Owners can deduct maintenance costs, interest on mortgages, and depreciation from their taxable income. Maintenance costs are fully deductible, and for commercial properties, annual straight-line depreciation is allowed. For private wealth, deductible interest is limited to the income from assets plus CHF 50,000. In some cases, improvement costs can be deducted against the capital gain on the sale of the property.

Different cantons offer varying tax rates and deductions, influencing investment decisions. For example, Geneva is set to lower the principal residence tax rate to 0.02% and decrease the global wealth tax for all from 2024. Additionally, the sale of properties after 25 years will no longer be exempt from capital gain tax, with a minimum of 2% tax being applied.

Investors must carefully consider these taxes and potential deductions when making real estate investment decisions in Switzerland, as they can significantly impact the overall return on investment.

Financing and Mortgages

In Switzerland, purchasing property typically requires a minimum down payment of 20% of the property's purchase price. Buyers often utilize funds from their Swiss pillar 2 (occupational pension) and pillar 3a (private pension) as part of this down payment for their primary residence. This can be a strategic move, as it may allow individuals to access their retirement savings for property investment, potentially leading to tax advantages.

When it comes to affordability, Swiss banks apply strict criteria to ensure that borrowers can sustain mortgage payments. The total cost of the mortgage, including interest, amortization, and maintenance costs, should not exceed one-third of the borrower's gross income. This ensures that homeownership remains sustainable even if interest rates rise.

Mortgage costs are a critical factor in the overall investment returns from real estate. They can significantly affect the profitability of owning a property, especially when considering the potential rental income versus the ongoing mortgage payments. Therefore, it's essential for investors and homeowners to compare mortgage rates across different providers to secure the most favorable terms. The interest rates can vary depending on the lender and the type of mortgage chosen, whether it's a fixed-rate mortgage or a variable-rate mortgage. Shopping around for the best mortgage rate can lead to substantial savings over the life of the loan, enhancing the investment's return.

Investment Strategies

Direct investment in Swiss property offers the potential for capital appreciation and rental income. It's suitable for those who can handle the responsibilities of property management and meet the requirements for purchasing real estate in Switzerland, such as citizenship or residency permits. However, it involves significant capital, and the investment is illiquid, meaning it can't be quickly sold for cash. The value of the property can be affected by market fluctuations, and there's a high entry barrier due to the need for a substantial down payment.

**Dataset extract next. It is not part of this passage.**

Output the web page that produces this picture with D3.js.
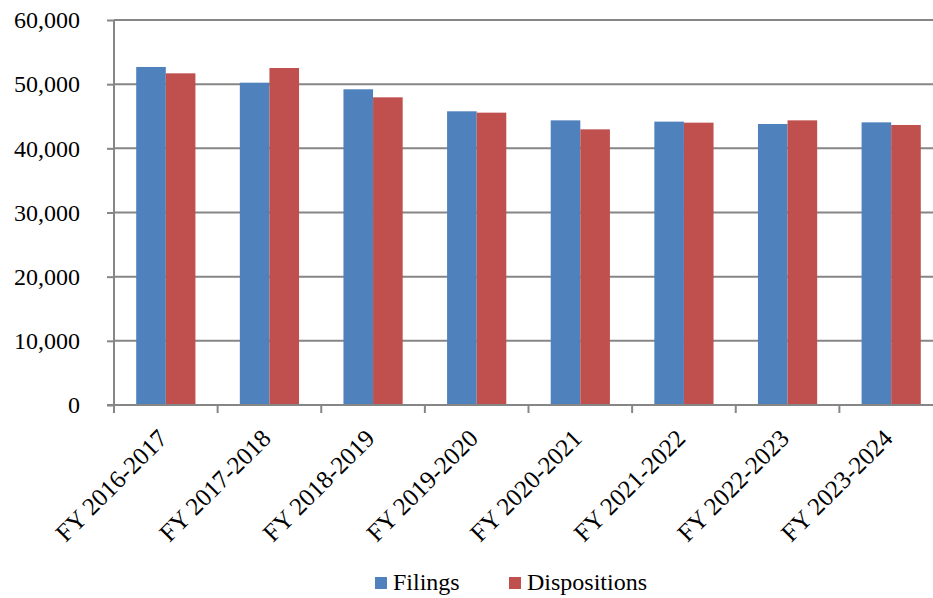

Indirect investment through real estate stocks allows investors to buy shares in companies that own, develop, or manage real estate. This option provides liquidity, as shares can be easily bought and sold on the stock market. It also offers the potential for dividend income. However, the value of stocks can be volatile, and investors are exposed to the specific risks of the company in which they invest.

Real estate funds and ETFs offer a way to invest in a diversified portfolio of properties or real estate companies. They provide exposure to the real estate market without the need to manage physical properties. ETFs, in particular, are known for their low expense ratios and can be traded like stocks, offering liquidity. The risks include market risk, where the entire real estate market could decline, and fund-specific risks related to the management and performance of the fund.

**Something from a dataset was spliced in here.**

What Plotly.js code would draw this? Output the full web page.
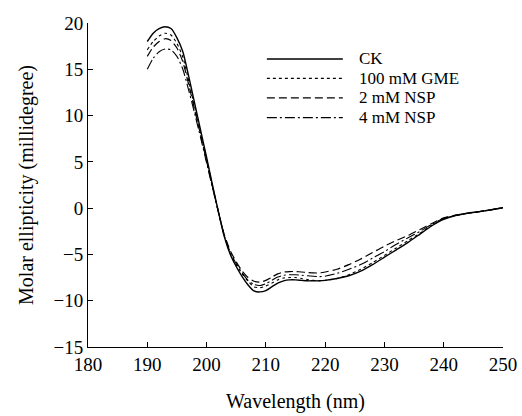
<!DOCTYPE html>
<html>
<head>
<meta charset="utf-8">
<script src="https://cdn.plot.ly/plotly-3.0.1.min.js"></script>
<style>html,body{margin:0;padding:0;background:#fff;}#chart{width:522px;height:416px;}</style>
</head>
<body>
<div id="chart"></div>
<script>
var wavelength = [190,191,192,193,194,195,196,197,198,199,200,201,202,203,204,205,206,207,208,209,210,211,212,213,214,215,216,217,218,219,220,222,224,226,228,230,232,234,236,238,240,242,244,246,248,250];
var ck   = [18.0,18.9,19.4,19.6,19.4,18.4,16.9,14.2,11.3,8.4,5.5,2.5,-0.4,-3.1,-5.0,-6.3,-7.4,-8.3,-8.95,-9.05,-8.9,-8.5,-8.1,-7.85,-7.75,-7.75,-7.8,-7.85,-7.85,-7.85,-7.8,-7.6,-7.3,-6.8,-6.1,-5.3,-4.5,-3.7,-2.8,-1.9,-1.2,-0.8,-0.55,-0.38,-0.18,0.05];
var gme  = [17.1,18.0,18.6,18.9,18.7,17.8,16.3,13.7,10.9,8.1,5.3,2.4,-0.4,-3.0,-4.9,-6.1,-7.1,-7.9,-8.5,-8.6,-8.4,-8.1,-7.75,-7.55,-7.5,-7.5,-7.6,-7.7,-7.8,-7.85,-7.8,-7.6,-7.2,-6.6,-5.9,-5.1,-4.3,-3.5,-2.7,-1.85,-1.15,-0.8,-0.55,-0.38,-0.18,0.05];
var nsp2 = [16.4,17.4,18.0,18.3,18.1,17.3,15.8,13.3,10.6,7.9,5.1,2.3,-0.4,-2.9,-4.6,-5.8,-6.8,-7.5,-7.9,-8.0,-7.8,-7.45,-7.1,-6.9,-6.85,-6.85,-6.9,-6.95,-7.0,-7.0,-6.9,-6.6,-6.1,-5.5,-4.8,-4.1,-3.5,-2.95,-2.3,-1.65,-1.05,-0.75,-0.55,-0.38,-0.18,0.05];
var nsp4 = [15.0,16.2,16.9,17.2,17.1,16.4,15.0,12.7,10.2,7.6,4.9,2.2,-0.45,-3.0,-4.8,-6.0,-7.0,-7.8,-8.25,-8.35,-8.15,-7.8,-7.45,-7.25,-7.2,-7.2,-7.25,-7.3,-7.35,-7.4,-7.35,-7.05,-6.6,-6.1,-5.4,-4.7,-3.9,-3.2,-2.5,-1.75,-1.1,-0.78,-0.55,-0.38,-0.18,0.05];
var seriesNames = ["CK","100 mM GME","2 mM NSP","4 mM NSP"];
var xTicks = [180,190,200,210,220,230,240,250];
var yTicks = [-15,-10,-5,0,5,10,15,20];

var dashes = ["solid","dot","8px,4px","10px,3px,2px,3px"];
var widths = [1.4,1.1,1.2,1.1];
var ys = [ck,gme,nsp2,nsp4];
var traces = ys.map(function(y,i){
  return {x: wavelength, y: y, name: seriesNames[i], type:'scatter', mode:'lines', showlegend:false,
    line:{color:'#000', width: widths[i], dash: dashes[i], shape:'spline', smoothing:0.6}};
});

var fam = '"Liberation Serif","Times New Roman",serif';
// manual legend (compact row spacing like the reference)
var legRowsY = [0.889, 0.829, 0.769, 0.708];
var shapes = [], annotations = [];
seriesNames.forEach(function(n,i){
  shapes.push({type:'line', xref:'paper', yref:'paper', x0:0.431, x1:0.614, y0:legRowsY[i], y1:legRowsY[i],
    line:{color:'#000', width:widths[i], dash:dashes[i]}});
  annotations.push({xref:'paper', yref:'paper', x:0.651, y:legRowsY[i], xanchor:'left', yanchor:'middle',
    text:n, showarrow:false, borderpad:0, font:{family:fam, size:17, color:'#000'}});
});

var layout = {
  width:522, height:416,
  margin:{l:88, r:19, t:23, b:69},
  paper_bgcolor:'#fff', plot_bgcolor:'#fff',
  font: {family:fam, color:'#000', size:19},
  showlegend:false,
  shapes: shapes,
  annotations: annotations,
  xaxis:{range:[180,250], tickvals:xTicks, ticktext:xTicks.map(String), ticks:'inside', ticklen:5,
    tickcolor:'#000', showline:true, linecolor:'#000', linewidth:1, showgrid:false, zeroline:false,
    automargin:false,
    title:{text:'Wavelength (nm)', font:{family:fam, size:20, color:'#000'}, standoff:20},
    tickfont:{family:fam, size:19, color:'#000'}},
  yaxis:{range:[-15,20], tickvals:yTicks, ticktext:yTicks.map(function(v){return v<0?'\u2212'+Math.abs(v):String(v);}),
    ticks:'inside', ticklen:5, tickcolor:'#000', showline:true, linecolor:'#000', linewidth:1,
    showgrid:false, zeroline:false, automargin:false,
    title:{text:'Molar ellipticity (millidegree)', font:{family:fam, size:20, color:'#000'}, standoff:14},
    tickfont:{family:fam, size:19, color:'#000'}}
};
Plotly.newPlot('chart', traces, layout, {displayModeBar:false, staticPlot:true});
</script>
</body>
</html>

For a diversified real estate investment portfolio in Switzerland, investors should consider spreading their capital across direct properties, stocks, and funds. This can balance the risks and returns by combining the stability of direct property investment with the liquidity and diversification benefits of stocks and ETFs. It's also advisable to invest across different regions and property types to mitigate location-specific and sector-specific risks.

Future Outlook and Risks

The Swiss real estate market is expected to maintain high prices into 2024, with a possibility of slight decreases but no strong correction anticipated. The UBS Real Estate Bubble Index indicates a low risk of a bubble burst, having decreased from 1.49 to 1.41, suggesting stability. However, Credit Suisse forecasts a decline in prices starting from 2024 due to diminishing demand. The supply of properties is projected to increase as the baby boomer generation retires and inherits or sells properties, potentially leading to eased real estate prices from 2025 onwards.

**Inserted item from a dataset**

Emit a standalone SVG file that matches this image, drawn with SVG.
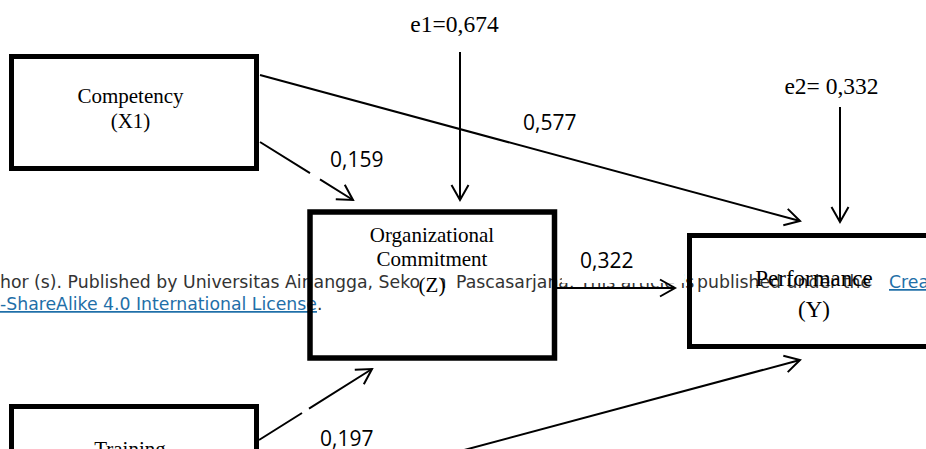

Risks to the market include economic downturns, geopolitical uncertainties, and the impact of the export-oriented Swiss economy. Changes in legislation, particularly in zoning and construction regulations, could also affect market dynamics. The rental market may experience shifts due to the widening gap between asking and existing rents, which could influence the incentive to move and thus impact housing availability and pricing.

Investors are advised to conduct thorough due diligence and remain vigilant about market conditions. Staying informed about trends and expert analyses is crucial for navigating potential risks and capitalizing on the growth potential of Swiss real estate. It's important to consider long-term investment horizons and to be prepared for shifts in market conditions that could affect the value and profitability of real estate investments.

Conclusion

Swiss real estate remains a robust investment avenue, with steady value appreciation and a stable market attracting investors. Despite high prices and low availability posing challenges for new buyers, the market's resilience is underscored by a low risk of a bubble burst, as indicated by the UBS Real Estate Bubble Index. The potential benefits of investing in Swiss real estate include security, growth potential, and the opportunity for diversification through various investment vehicles such as ETFs, stocks, and direct property purchases.

However, investors must navigate restrictions, such as the need for residence permits for foreign nationals and cantonal quotas on holiday properties. With the market's complexity and regional tax variations, it's crucial for investors to assess their individual financial situations and investment goals. Professional advice can provide tailored strategies, considering factors like tax implications, financing structures, and the impact of international treaties.

Looking ahead, the long-term prospects of the Swiss real estate market appear promising. Factors such as demographic shifts and potential increases in property supply suggest that while prices may stabilize or slightly decrease, the market is expected to remain a solid choice for investors seeking a mix of stability and quality in their real estate portfolios.